The Illuminating World of Marginalia

By Grace R. RSS Thu, March 22, 2012

Once an English major, always an English major. I can't help but annotate and scribble in the margins of every book I read, rendering me incapable of making the switch to e-readers (despite the Library's tantalizing offerings) and leaving me treating my library books with kid gloves (as should you!). Thankfully, Maria Popova's posting on Brain Pickings yesterday allows me to justify my obsession with writing notes to myself in the margins of my books. She writes about the latest Lapham's Quarterly, which features complaints scrawled on illuminated manuscripts by the monks tasked with creating them. As you can see in the image, the monks' discontent arose from many distinct areas with which any writer can sympathize: "New parchment, bad ink; I can say nothing more." "I am very cold." Thank God, it will soon be dark." "Now I've written the whole thing: for Christ's sake give me a drink." 

I actually remember writing the phrase "SHAZAM!" in the margins of a draft of my senior thesis and am always intrigued by what I managed to write while reading books years ago.

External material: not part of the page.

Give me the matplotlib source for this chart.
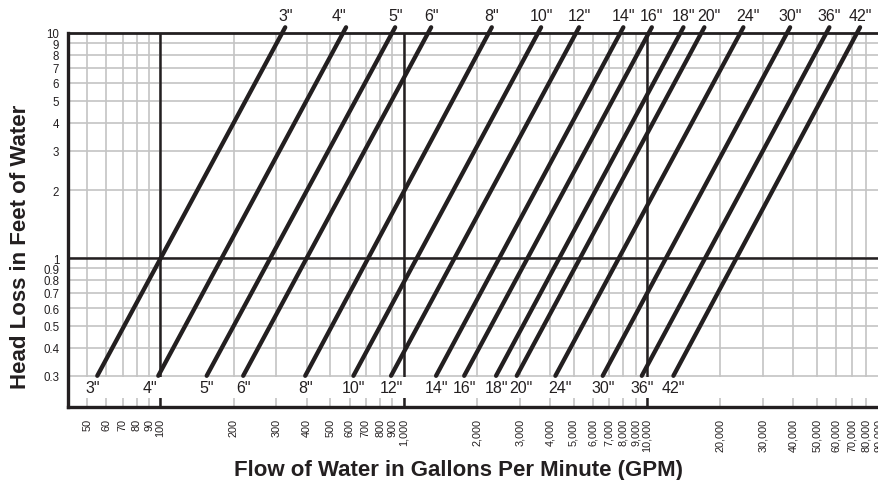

Clearly, I am not alone: from the Library's own collections comes this gem, where a reader used the left margin of this page of a 13th-century Bible to call attention to a passage in II Samuel 25:15, which reads, "And the Lord sent a pestilence upon Israel, from the morning unto the time appointed, and there died of the people from Dan to Bersabee seventy thousand men." Given the rise of the Black Plague in the middle of the fourteenth century, the reader may be equating the Biblical plague with events occurring in his own time. 

Any choice marginalia from your own collection?